NTSB staff cited the political fight in Minnesota over the bridge collapse, Higgins said, and they were worried that delaying the agency's investigation by holding a hearing would cause the agency to lose some control of the investigation to the state. The NTSB staff was also concerned about their limited resources.
"My feeling about that, is yes, we have scarce resources, but this is too important an accident," said Rep. Jim Oberstar, D-Minn.
Oberstar chairs the House Transportation Committee that oversees the work of the NTSB. By not holding a hearing the NTSB is putting its reputation as independent and fair at risk, he said.
"Not to have a public hearing on an issue of this magnitude raises questions about why about the board's purpose, about the integrity of their process and that is troubling. Those questions should not arise," Oberstar said.
Oberstar laid the decision on the public hearing at the feet of NTSB Chairman Mark Rosenker.
"I think a more enlightened and open leadership is needed at the NTSB. This is really a test case of that openness and willingness to be candid with the public," Oberstar said.
At least three former board members have also called for a public hearing into the bridge collapse. Concerns that the state of Minnesota might overtake the investigation are ridiculous, says Bob Francis, who sat on the board from 1995 until 1999.
"The state of Minnesota is going to come out with some sort of a report? So what? They've got an axe to grind. Ultimately, the gold standard report that will come out on this regardless of who else tries to do an investigation is going to be the NTSB. Another argument they use is that it will take longer. Okay. It will take longer," he said.
The NTSB board hasn't held a public hearing since 2006. That year it also voted not to hold a hearing on the ComAir passenger plane crash in Kentucky.
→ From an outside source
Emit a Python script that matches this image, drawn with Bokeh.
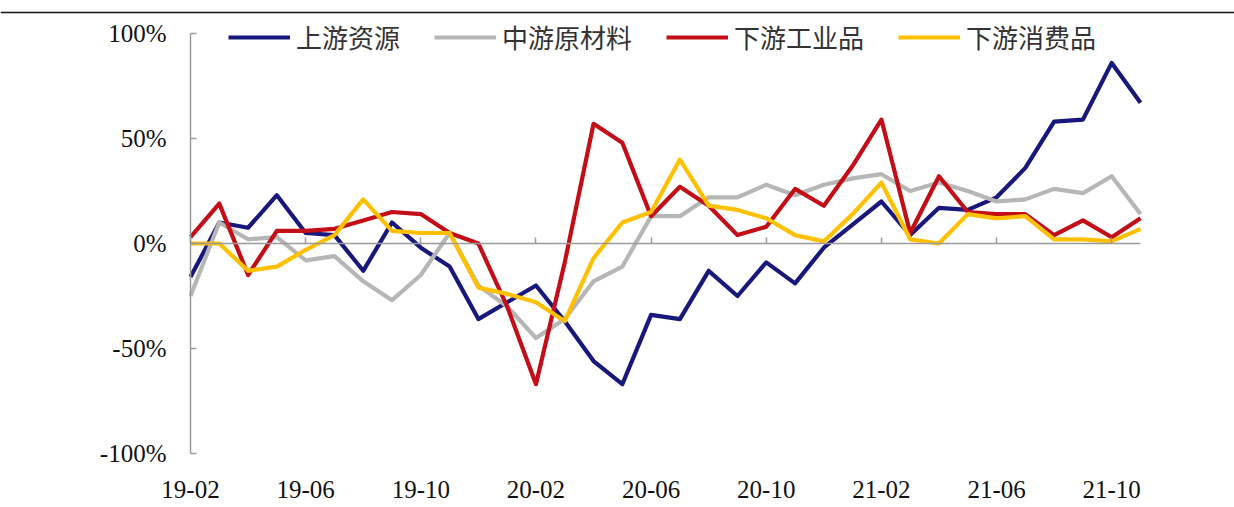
from bokeh.plotting import figure
from bokeh.models import (FixedTicker, LinearAxis, Range1d, Legend, LegendItem,
                          Span, CustomJSTickFormatter)
from bokeh.embed import file_html
from bokeh.resources import INLINE

months = ["19-02", "19-03", "19-04", "19-05", "19-06", "19-07", "19-08", "19-09",
          "19-10", "19-11", "19-12", "20-01", "20-02", "20-03", "20-04", "20-05",
          "20-06", "20-07", "20-08", "20-09", "20-10", "20-11", "20-12", "21-01",
          "21-02", "21-03", "21-04", "21-05", "21-06", "21-07", "21-08", "21-09",
          "21-10", "21-11"]

series_names = ["上游资源", "中游原材料", "下游工业品", "下游消费品"]

upstream = [-16, 10, 7.5, 23, 5, 4, -13, 10, -2, -11, -36, -28, -20, -37, -56, -67,
            -34, -36, -13, -25, -9, -19, -2, 9, 20, 4, 17, 16, 22, 36, 58, 59, 86, 67]
midstream = [-25, 10, 2, 3, -8, -6, -18, -27, -15, 5, -20, -30, -45, -36, -18, -11,
             13, 13, 22, 22, 28, 23, 28, 31, 33, 25, 29, 25, 20, 21, 26, 24, 32, 14]
down_ind = [3, 19, -15, 6, 6, 7, 11, 15, 14, 5, 0, -30, -67, -9, 57, 48,
            13, 27, 18, 4, 8, 26, 18, 37, 59, 5, 32, 15, 14, 14, 4, 11, 3, 12]
down_con = [0, 0, -13, -11, -3, 4, 21, 6, 5, 5, -21, -24, -28, -37, -7, 10,
            15, 40, 18, 16, 12, 4, 1, 14, 29, 2, 0, 14, 12, 13, 2, 2, 1, 7]

y_ticks = [-100, -50, 0, 50, 100]
y_tick_labels = ["-100%", "-50%", "0%", "50%", "100%"]

colors = ["#17177c", "#b6b6b6", "#c30d17", "#ffc000"]

idx = list(range(len(months)))
x_tick_idx = idx[::4]

# layout in canvas pixels (canvas == frame)
W, H = 1234, 507
X0_PX, X1_PX = 190, 1140      # first / last month
YT_PX, YB_PX = 33, 453        # 100% / -100%
n = len(months) - 1
ppx = (X1_PX - X0_PX) / n
ppy = (YB_PX - YT_PX) / 200.0
x_start = -X0_PX / ppx
x_end = n + (W - X1_PX) / ppx
y_end = 100 + YT_PX / ppy
y_start = -100 - (H - YB_PX) / ppy
rule_y = 100 + (YT_PX - 12) / ppy

p = figure(width=W, height=H, output_backend="svg", toolbar_location=None,
           x_range=Range1d(x_start, x_end), y_range=Range1d(y_start, y_end),
           min_border_left=0, min_border_right=0, min_border_top=0,
           min_border_bottom=0, x_axis_location=None, y_axis_location=None)
p.outline_line_color = None
p.background_fill_color = "white"
p.border_fill_color = "white"
p.xgrid.visible = False
p.ygrid.visible = False

font_num = "Liberation Serif"

# bottom label axis (at -100%)
xa = LinearAxis(ticker=FixedTicker(ticks=x_tick_idx), fixed_location=-100,
                major_label_overrides={i: months[i] for i in x_tick_idx})
xa.axis_line_color = None
xa.major_tick_line_color = None
xa.minor_tick_line_color = None
xa.major_label_text_font = font_num
xa.major_label_text_font_size = "25px"
xa.major_label_text_color = "#111111"
xa.major_label_standoff = 21
p.add_layout(xa, "below")

# zero line axis with upward ticks
za = LinearAxis(ticker=FixedTicker(ticks=x_tick_idx), fixed_location=0,
                bounds=(0, n), formatter=CustomJSTickFormatter(code="return ''"))
za.axis_line_color = "#9a9a9a"
za.axis_line_width = 1.5
za.major_tick_line_color = "#9a9a9a"
za.major_tick_line_width = 1.5
za.major_tick_in = 6
za.major_tick_out = 0
za.minor_tick_line_color = None
za.major_label_standoff = 0
p.add_layout(za, "below")

# y axis at first month
ya = LinearAxis(ticker=FixedTicker(ticks=y_ticks), fixed_location=0,
                bounds=(-100, 100),
                major_label_overrides={t: l for t, l in zip(y_ticks, y_tick_labels)})
ya.axis_line_color = "#9a9a9a"
ya.axis_line_width = 1.5
ya.major_tick_line_color = "#9a9a9a"
ya.major_tick_line_width = 1.5
ya.major_tick_in = 6
ya.major_tick_out = 0
ya.minor_tick_line_color = None
ya.major_label_text_font = font_num
ya.major_label_text_font_size = "25px"
ya.major_label_text_color = "#111111"
ya.major_label_standoff = 24
p.add_layout(ya, "left")

items = []
for name, vals, col in zip(series_names, [upstream, midstream, down_ind, down_con], colors):
    r = p.line(idx, vals, line_color=col, line_width=4.2, line_join="round")
    items.append(LegendItem(label=name, renderers=[r]))

legend = Legend(items=items, orientation="horizontal", location=(228, 452))
legend.label_text_font = "Noto Sans CJK SC"
legend.label_text_font_size = "26px"
legend.label_text_color = "#333333"
legend.glyph_width = 62
legend.glyph_height = 24
legend.label_standoff = 6
legend.spacing = 34
legend.padding = 0
legend.margin = 0
legend.border_line_color = None
legend.background_fill_alpha = 0
p.add_layout(legend)

# top rule line
p.add_layout(Span(location=rule_y, dimension="width", line_color="#111111",
                  line_width=1.5))

open("out.html", "w").write(file_html(p, INLINE))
Forty-nine people died in that accident and the board was criticized for its decision against a public hearing.
While it's common for board members to disagree on whether to hold a hearing, this sort of attention only hurts the investigation, according to former board member John Goglia, who served on the board for nine years.
"The credibility of the board is diminished whenever they have this sort of criticism for not doing their job. It's that simple," he says.
In their dissent, board members Higgins and Hersman stated that holding a public hearing into the 35W bridge collapse would enhance the credibility of the NTSB's work. A public hearing on the Minneapolis bridge disaster would also be significant for the nation, they wrote.
"This is one of the rare accident investigations the Board has undertaken that has involved the total collapse of a major interstate highway bridge. Given the number of interstate bridges that exist in this country, the age of those bridges, and the use of those bridges, there is a significant need to explore whether this accident is likely to remain rare in the future."
Officials from MnDOT and the governor's office say the NTSB didn't seek their opinions on a public hearing.